* **DATA LINES**
------------------------------
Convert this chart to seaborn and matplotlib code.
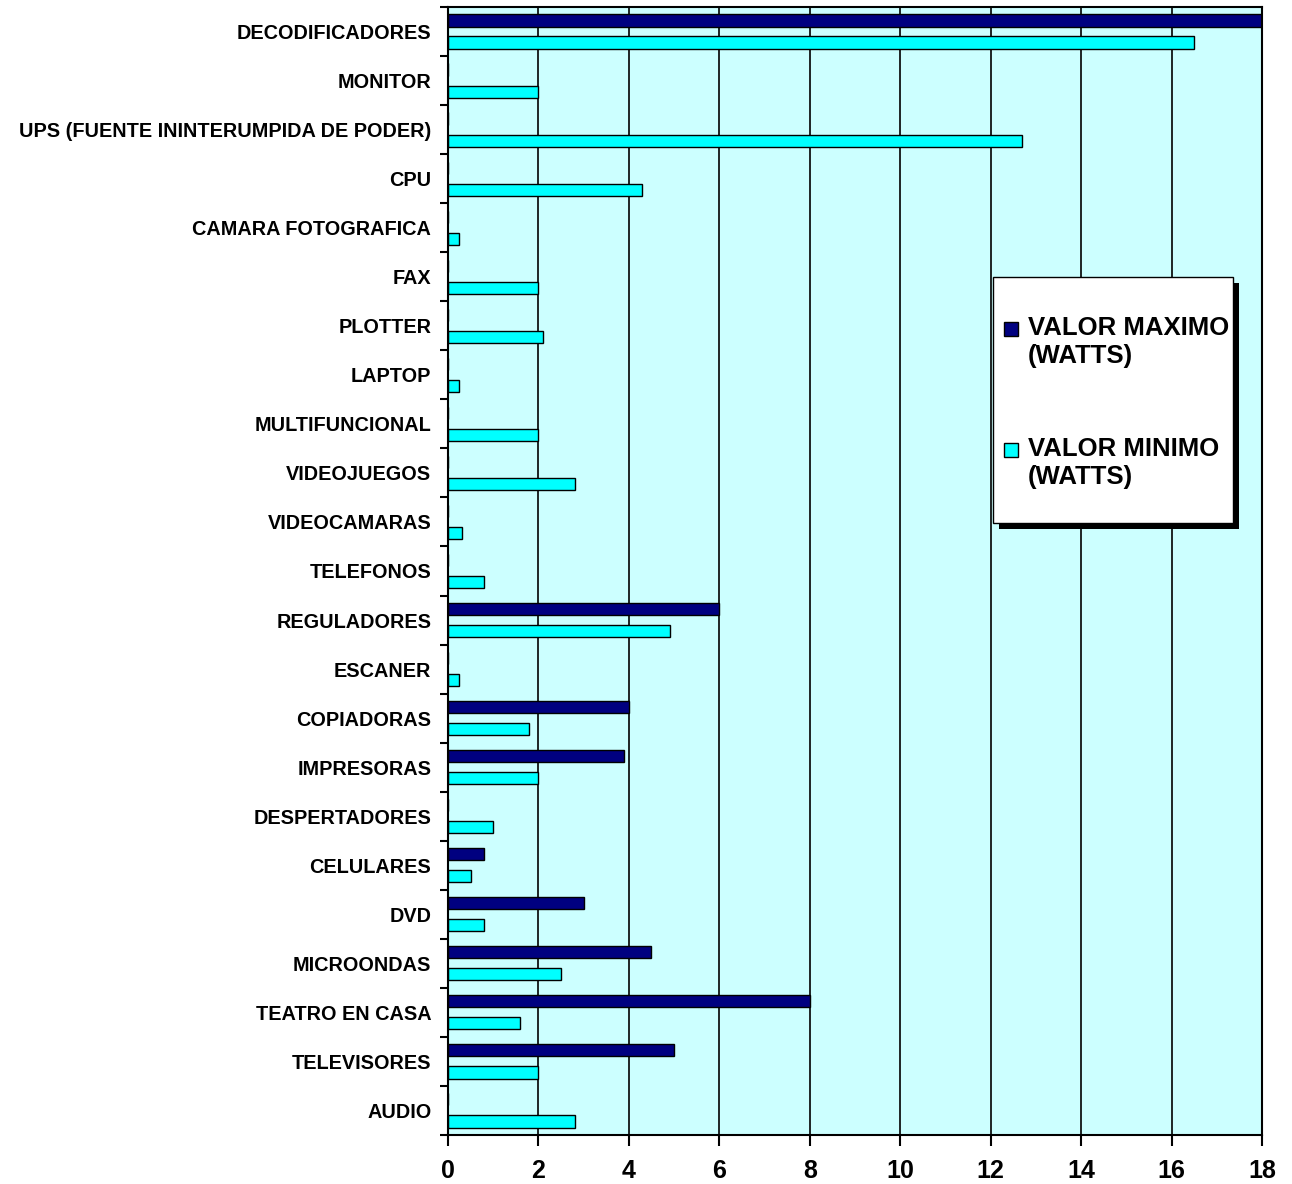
import matplotlib
matplotlib.use("Agg")
import numpy as np
import pandas as pd
import seaborn as sns
import matplotlib.pyplot as plt
from matplotlib.patches import Rectangle, Patch

# ---------------- data ----------------
categories = [
    "DECODIFICADORES", "MONITOR", "UPS (FUENTE ININTERUMPIDA DE PODER)", "CPU",
    "CAMARA FOTOGRAFICA", "FAX", "PLOTTER", "LAPTOP", "MULTIFUNCIONAL",
    "VIDEOJUEGOS", "VIDEOCAMARAS", "TELEFONOS", "REGULADORES", "ESCANER",
    "COPIADORAS", "IMPRESORAS", "DESPERTADORES", "CELULARES", "DVD",
    "MICROONDAS", "TEATRO EN CASA", "TELEVISORES", "AUDIO",
]
valor_maximo = [18, 0, 0, 0, 0, 0, 0, 0, 0, 0, 0, 0, 6, 0, 4, 3.9, 0, 0.8, 3, 4.5, 8, 5, 0]
valor_minimo = [16.5, 2, 12.7, 4.3, 0.25, 2, 2.1, 0.25, 2, 2.8, 0.3, 0.8, 4.9, 0.25,
                1.8, 2, 1, 0.5, 0.8, 2.5, 1.6, 2, 2.8]
series_labels = ["VALOR MAXIMO\n(WATTS)", "VALOR MINIMO\n(WATTS)"]
series_colors = ["#000080", "#00FFFF"]
x_ticks = [0, 2, 4, 6, 8, 10, 12, 14, 16, 18]

df = pd.DataFrame({"categoria": categories,
                   series_labels[0]: valor_maximo,
                   series_labels[1]: valor_minimo})
df = df.melt(id_vars="categoria", var_name="serie", value_name="valor")

# ---------------- style ----------------
sns.set_theme(style="white")
plt.rcParams["font.family"] = ["Liberation Sans", "DejaVu Sans"]
plt.rcParams["font.weight"] = "bold"
for k in ["text.color", "xtick.color", "ytick.color", "axes.labelcolor"]:
    plt.rcParams[k] = "black"

fig, ax = plt.subplots(figsize=(12.92, 11.84), dpi=100)
fig.subplots_adjust(left=0.3467, right=0.9768, top=0.9941, bottom=0.0414)
ax.set_facecolor("#CCFFFF")

sns.barplot(data=df, y="categoria", x="valor", hue="serie",
            order=categories, hue_order=series_labels, palette=series_colors,
            orient="h", width=0.9, gap=0.45, saturation=1,
            edgecolor="black", linewidth=1.0, errorbar=None, legend=False, ax=ax)

ax.set_xlim(0, 18)
ax.set_ylim(len(categories) - 0.5, -0.5)
ax.set_xticks(x_ticks)
ax.set_xticklabels([str(t) for t in x_ticks], fontsize=18, fontweight="bold")
ax.set_xlabel("")
ax.set_ylabel("")

ax.xaxis.grid(True, color="black", linewidth=1.2)
ax.yaxis.grid(False)
ax.set_axisbelow(True)

for sp in ax.spines.values():
    sp.set_color("black")
    sp.set_linewidth(1.5)

# y: labels at category centers, tick marks at category boundaries
ax.set_yticks(range(len(categories)))
ax.set_yticklabels(categories, fontsize=14.3, fontweight="bold")
ax.set_yticks(np.arange(-0.5, len(categories), 1.0), minor=True)
ax.tick_params(axis="y", which="major", length=0, pad=12, labelcolor="black")
ax.tick_params(axis="y", which="minor", length=6, width=1.5, color="black", left=True)
ax.tick_params(axis="x", which="major", length=8, width=1.5, color="black",
               bottom=True, pad=9, labelcolor="black")

# legend frame with hard black shadow
box_x0, box_y0, box_w, box_h = 0.6695, 0.5426, 0.2945, 0.2180
ax.add_patch(Rectangle((box_x0 + 0.0074, box_y0 - 0.0053), box_w, box_h,
                       transform=ax.transAxes, facecolor="black", edgecolor="black",
                       linewidth=0, zorder=8, clip_on=False))
ax.add_patch(Rectangle((box_x0, box_y0), box_w, box_h,
                       transform=ax.transAxes, facecolor="white", edgecolor="black",
                       linewidth=1.0, zorder=9, clip_on=False))


class SquareHandler:
    def legend_artist(self, legend, orig_handle, fontsize, handlebox):
        x0, y0 = handlebox.xdescent, handlebox.ydescent
        w, h = handlebox.width, handlebox.height
        s = 10.0
        cy = h / 2 + 0.6 * fontsize
        r = Rectangle((-x0 + (w - s) / 2, -y0 + cy - s / 2), s, s,
                      facecolor=orig_handle.get_facecolor(), edgecolor="black",
                      linewidth=1.0, transform=handlebox.get_transform())
        handlebox.add_artist(r)
        return r


handles = [Patch(facecolor=c, label=l) for c, l in zip(series_colors, series_labels)]
leg = ax.legend(handles=handles, labels=series_labels,
                handler_map={Patch: SquareHandler()},
                loc="upper left", bbox_to_anchor=(box_x0, 0.7429),
                prop={"family": ["Liberation Sans", "DejaVu Sans"], "weight": "bold", "size": 18.5},
                handlelength=0.6, handletextpad=0.35, borderpad=0.4,
                handleheight=4.1, labelspacing=1.8, borderaxespad=0,
                frameon=False)
leg.set_zorder(10)

fig.savefig("out.png", dpi=100)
------------------------------
Reproduce the material word for word. Any pictures should be left out of the copy.

* **TASK RESPONSE**
Convert this chart to seaborn and matplotlib code.
import matplotlib
matplotlib.use("Agg")
import numpy as np
import pandas as pd
import seaborn as sns
import matplotlib.pyplot as plt
from matplotlib.patches import Rectangle, Patch

# ---------------- data ----------------
categories = [
    "DECODIFICADORES", "MONITOR", "UPS (FUENTE ININTERUMPIDA DE PODER)", "CPU",
    "CAMARA FOTOGRAFICA", "FAX", "PLOTTER", "LAPTOP", "MULTIFUNCIONAL",
    "VIDEOJUEGOS", "VIDEOCAMARAS", "TELEFONOS", "REGULADORES", "ESCANER",
    "COPIADORAS", "IMPRESORAS", "DESPERTADORES", "CELULARES", "DVD",
    "MICROONDAS", "TEATRO EN CASA", "TELEVISORES", "AUDIO",
]
valor_maximo = [18, 0, 0, 0, 0, 0, 0, 0, 0, 0, 0, 0, 6, 0, 4, 3.9, 0, 0.8, 3, 4.5, 8, 5, 0]
valor_minimo = [16.5, 2, 12.7, 4.3, 0.25, 2, 2.1, 0.25, 2, 2.8, 0.3, 0.8, 4.9, 0.25,
                1.8, 2, 1, 0.5, 0.8, 2.5, 1.6, 2, 2.8]
series_labels = ["VALOR MAXIMO\n(WATTS)", "VALOR MINIMO\n(WATTS)"]
series_colors = ["#000080", "#00FFFF"]
x_ticks = [0, 2, 4, 6, 8, 10, 12, 14, 16, 18]

df = pd.DataFrame({"categoria": categories,
                   series_labels[0]: valor_maximo,
                   series_labels[1]: valor_minimo})
df = df.melt(id_vars="categoria", var_name="serie", value_name="valor")

# ---------------- style ----------------
sns.set_theme(style="white")
plt.rcParams["font.family"] = ["Liberation Sans", "DejaVu Sans"]
plt.rcParams["font.weight"] = "bold"
for k in ["text.color", "xtick.color", "ytick.color", "axes.labelcolor"]:
    plt.rcParams[k] = "black"

fig, ax = plt.subplots(figsize=(12.92, 11.84), dpi=100)
fig.subplots_adjust(left=0.3467, right=0.9768, top=0.9941, bottom=0.0414)
ax.set_facecolor("#CCFFFF")

sns.barplot(data=df, y="categoria", x="valor", hue="serie",
            order=categories, hue_order=series_labels, palette=series_colors,
            orient="h", width=0.9, gap=0.45, saturation=1,
            edgecolor="black", linewidth=1.0, errorbar=None, legend=False, ax=ax)

ax.set_xlim(0, 18)
ax.set_ylim(len(categories) - 0.5, -0.5)
ax.set_xticks(x_ticks)
ax.set_xticklabels([str(t) for t in x_ticks], fontsize=18, fontweight="bold")
ax.set_xlabel("")
ax.set_ylabel("")

ax.xaxis.grid(True, color="black", linewidth=1.2)
ax.yaxis.grid(False)
ax.set_axisbelow(True)

for sp in ax.spines.values():
    sp.set_color("black")
    sp.set_linewidth(1.5)

# y: labels at category centers, tick marks at category boundaries
ax.set_yticks(range(len(categories)))
ax.set_yticklabels(categories, fontsize=14.3, fontweight="bold")
ax.set_yticks(np.arange(-0.5, len(categories), 1.0), minor=True)
ax.tick_params(axis="y", which="major", length=0, pad=12, labelcolor="black")
ax.tick_params(axis="y", which="minor", length=6, width=1.5, color="black", left=True)
ax.tick_params(axis="x", which="major", length=8, width=1.5, color="black",
               bottom=True, pad=9, labelcolor="black")

# legend frame with hard black shadow
box_x0, box_y0, box_w, box_h = 0.6695, 0.5426, 0.2945, 0.2180
ax.add_patch(Rectangle((box_x0 + 0.0074, box_y0 - 0.0053), box_w, box_h,
                       transform=ax.transAxes, facecolor="black", edgecolor="black",
                       linewidth=0, zorder=8, clip_on=False))
ax.add_patch(Rectangle((box_x0, box_y0), box_w, box_h,
                       transform=ax.transAxes, facecolor="white", edgecolor="black",
                       linewidth=1.0, zorder=9, clip_on=False))


class SquareHandler:
    def legend_artist(self, legend, orig_handle, fontsize, handlebox):
        x0, y0 = handlebox.xdescent, handlebox.ydescent
        w, h = handlebox.width, handlebox.height
        s = 10.0
        cy = h / 2 + 0.6 * fontsize
        r = Rectangle((-x0 + (w - s) / 2, -y0 + cy - s / 2), s, s,
                      facecolor=orig_handle.get_facecolor(), edgecolor="black",
                      linewidth=1.0, transform=handlebox.get_transform())
        handlebox.add_artist(r)
        return r


handles = [Patch(facecolor=c, label=l) for c, l in zip(series_colors, series_labels)]
leg = ax.legend(handles=handles, labels=series_labels,
                handler_map={Patch: SquareHandler()},
                loc="upper left", bbox_to_anchor=(box_x0, 0.7429),
                prop={"family": ["Liberation Sans", "DejaVu Sans"], "weight": "bold", "size": 18.5},
                handlelength=0.6, handletextpad=0.35, borderpad=0.4,
                handleheight=4.1, labelspacing=1.8, borderaxespad=0,
                frameon=False)
leg.set_zorder(10)

fig.savefig("out.png", dpi=100)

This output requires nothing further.